→ **Extracted data**

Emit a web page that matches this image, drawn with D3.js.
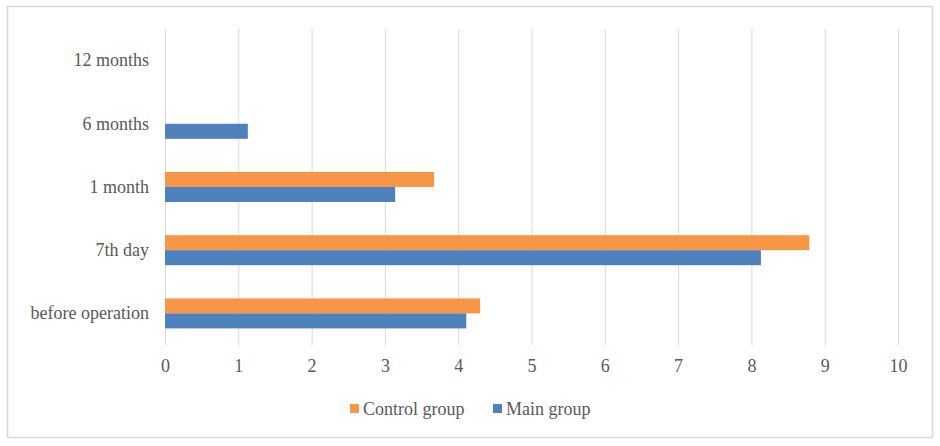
<!DOCTYPE html>
<html>
<head>
<meta charset="utf-8">
<script src="https://cdn.jsdelivr.net/npm/d3@7"></script>
<style>
	body { margin: 0; background: #fff; }
</style>
</head>
<body>
<svg width="940" height="446"></svg>
<script>
// data
var categories = ["before operation", "7th day", "1 month", "6 months", "12 months"];
var controlValues = [4.30, 8.79, 3.67, 0, 0];
var mainValues = [4.11, 8.13, 3.14, 1.13, 0];
var ticks = [0, 1, 2, 3, 4, 5, 6, 7, 8, 9, 10];
var seriesNames = ["Control group", "Main group"];
var seriesColors = ["#F79646", "#4F81BD"];

var fontFamily = "Liberation Serif, Tinos, DejaVu Serif, Times New Roman, serif";
var fontSize = "18px";
var textColor = "#595959";

var svg = d3.select("svg");

svg.append("rect")
	.attr("x", 7.5)
	.attr("y", 6.5)
	.attr("width", 925)
	.attr("height", 431)
	.attr("fill", "#fff")
	.attr("stroke", "#d9d9d9")
	.attr("stroke-width", 1.5);

var x = d3.scaleLinear().domain([0, 10]).range([165, 898]);
var y = d3.scaleBand().domain(categories).range([345, 29]).paddingInner(0.525).paddingOuter(0.2625);
var sub = d3.scaleBand().domain(seriesNames).range([0, y.bandwidth()]);

// gridlines
svg.append("g")
	.selectAll("line")
	.data(ticks)
	.join("line")
	.attr("x1", function(d) { return x(d) + 0.5; })
	.attr("x2", function(d) { return x(d) + 0.5; })
	.attr("y1", 29)
	.attr("y2", 345)
	.attr("stroke", "#d9d9d9")
	.attr("stroke-width", 1);

var rows = categories.map(function(c, i) {
	return [
		{cat: c, name: seriesNames[0], value: controlValues[i], color: seriesColors[0]},
		{cat: c, name: seriesNames[1], value: mainValues[i], color: seriesColors[1]}
	];
});

svg.append("g")
	.selectAll("g")
	.data(rows)
	.join("g")
	.attr("transform", function(d) { return "translate(0," + y(d[0].cat) + ")"; })
	.selectAll("rect")
	.data(function(d) { return d.filter(function(e) { return e.value > 0; }); })
	.join("rect")
	.attr("x", x(0))
	.attr("y", function(d) { return sub(d.name); })
	.attr("width", function(d) { return x(d.value) - x(0); })
	.attr("height", sub.bandwidth())
	.attr("fill", function(d) { return d.color; });

// x axis labels
var xAxis = svg.append("g")
	.attr("transform", "translate(0,345)")
	.call(d3.axisBottom(x).tickValues(ticks).tickSize(0).tickPadding(14).tickFormat(d3.format("d")));
xAxis.select(".domain").remove();
xAxis.selectAll("text")
	.style("font-family", fontFamily)
	.style("font-size", fontSize)
	.attr("fill", textColor);

// y axis labels
var yAxis = svg.append("g")
	.attr("transform", "translate(149,0)")
	.call(d3.axisLeft(y).tickSize(0).tickPadding(0));
yAxis.select(".domain").remove();
yAxis.selectAll("text")
	.style("font-family", fontFamily)
	.style("font-size", fontSize)
	.attr("fill", textColor);

// legend
var legendX = [350, 493];
var legend = svg.append("g")
	.selectAll("g")
	.data(seriesNames)
	.join("g")
	.attr("transform", function(d, i) { return "translate(" + legendX[i] + ",409)"; });
legend.append("rect")
	.attr("x", 0)
	.attr("y", -5)
	.attr("width", 9)
	.attr("height", 9)
	.attr("fill", function(d, i) { return seriesColors[i]; });
legend.append("text")
	.attr("x", 13)
	.attr("y", 0)
	.attr("dy", "0.35em")
	.style("font-family", fontFamily)
	.style("font-size", fontSize)
	.attr("fill", textColor)
	.text(function(d) { return d; });
</script>
</body>
</html>
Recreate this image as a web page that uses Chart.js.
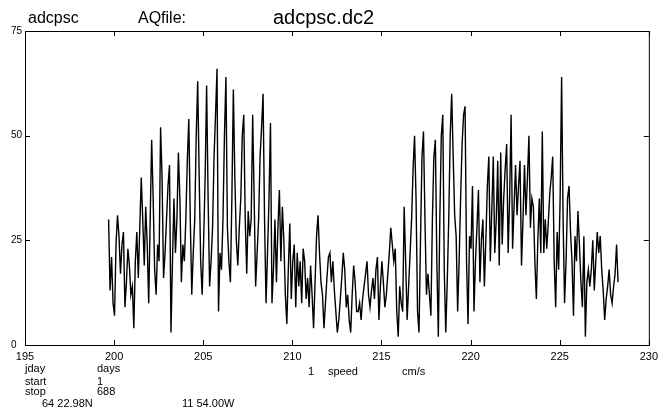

→ **Instructions to follow**
Make an exact copy of all the material, but keep the pictures out of it.

→ **Result below**
Emit a web page that matches this image, drawn with D3.js.
<!DOCTYPE html>
<html>
<head>
<meta charset="utf-8">
<script src="https://cdn.jsdelivr.net/npm/d3@7"></script>
<style>
	body { margin: 0; background: #fff; }
</style>
</head>
<body>
<svg width="940" height="446"></svg>
<script>
// data
var categories = ["before operation", "7th day", "1 month", "6 months", "12 months"];
var controlValues = [4.30, 8.79, 3.67, 0, 0];
var mainValues = [4.11, 8.13, 3.14, 1.13, 0];
var ticks = [0, 1, 2, 3, 4, 5, 6, 7, 8, 9, 10];
var seriesNames = ["Control group", "Main group"];
var seriesColors = ["#F79646", "#4F81BD"];

var fontFamily = "Liberation Serif, Tinos, DejaVu Serif, Times New Roman, serif";
var fontSize = "18px";
var textColor = "#595959";

var svg = d3.select("svg");

svg.append("rect")
	.attr("x", 7.5)
	.attr("y", 6.5)
	.attr("width", 925)
	.attr("height", 431)
	.attr("fill", "#fff")
	.attr("stroke", "#d9d9d9")
	.attr("stroke-width", 1.5);

var x = d3.scaleLinear().domain([0, 10]).range([165, 898]);
var y = d3.scaleBand().domain(categories).range([345, 29]).paddingInner(0.525).paddingOuter(0.2625);
var sub = d3.scaleBand().domain(seriesNames).range([0, y.bandwidth()]);

// gridlines
svg.append("g")
	.selectAll("line")
	.data(ticks)
	.join("line")
	.attr("x1", function(d) { return x(d) + 0.5; })
	.attr("x2", function(d) { return x(d) + 0.5; })
	.attr("y1", 29)
	.attr("y2", 345)
	.attr("stroke", "#d9d9d9")
	.attr("stroke-width", 1);

var rows = categories.map(function(c, i) {
	return [
		{cat: c, name: seriesNames[0], value: controlValues[i], color: seriesColors[0]},
		{cat: c, name: seriesNames[1], value: mainValues[i], color: seriesColors[1]}
	];
});

svg.append("g")
	.selectAll("g")
	.data(rows)
	.join("g")
	.attr("transform", function(d) { return "translate(0," + y(d[0].cat) + ")"; })
	.selectAll("rect")
	.data(function(d) { return d.filter(function(e) { return e.value > 0; }); })
	.join("rect")
	.attr("x", x(0))
	.attr("y", function(d) { return sub(d.name); })
	.attr("width", function(d) { return x(d.value) - x(0); })
	.attr("height", sub.bandwidth())
	.attr("fill", function(d) { return d.color; });

// x axis labels
var xAxis = svg.append("g")
	.attr("transform", "translate(0,345)")
	.call(d3.axisBottom(x).tickValues(ticks).tickSize(0).tickPadding(14).tickFormat(d3.format("d")));
xAxis.select(".domain").remove();
xAxis.selectAll("text")
	.style("font-family", fontFamily)
	.style("font-size", fontSize)
	.attr("fill", textColor);

// y axis labels
var yAxis = svg.append("g")
	.attr("transform", "translate(149,0)")
	.call(d3.axisLeft(y).tickSize(0).tickPadding(0));
yAxis.select(".domain").remove();
yAxis.selectAll("text")
	.style("font-family", fontFamily)
	.style("font-size", fontSize)
	.attr("fill", textColor);

// legend
var legendX = [350, 493];
var legend = svg.append("g")
	.selectAll("g")
	.data(seriesNames)
	.join("g")
	.attr("transform", function(d, i) { return "translate(" + legendX[i] + ",409)"; });
legend.append("rect")
	.attr("x", 0)
	.attr("y", -5)
	.attr("width", 9)
	.attr("height", 9)
	.attr("fill", function(d, i) { return seriesColors[i]; });
legend.append("text")
	.attr("x", 13)
	.attr("y", 0)
	.attr("dy", "0.35em")
	.style("font-family", fontFamily)
	.style("font-size", fontSize)
	.attr("fill", textColor)
	.text(function(d) { return d; });
</script>
</body>
</html>
Recreate this image as a web page that uses Chart.js.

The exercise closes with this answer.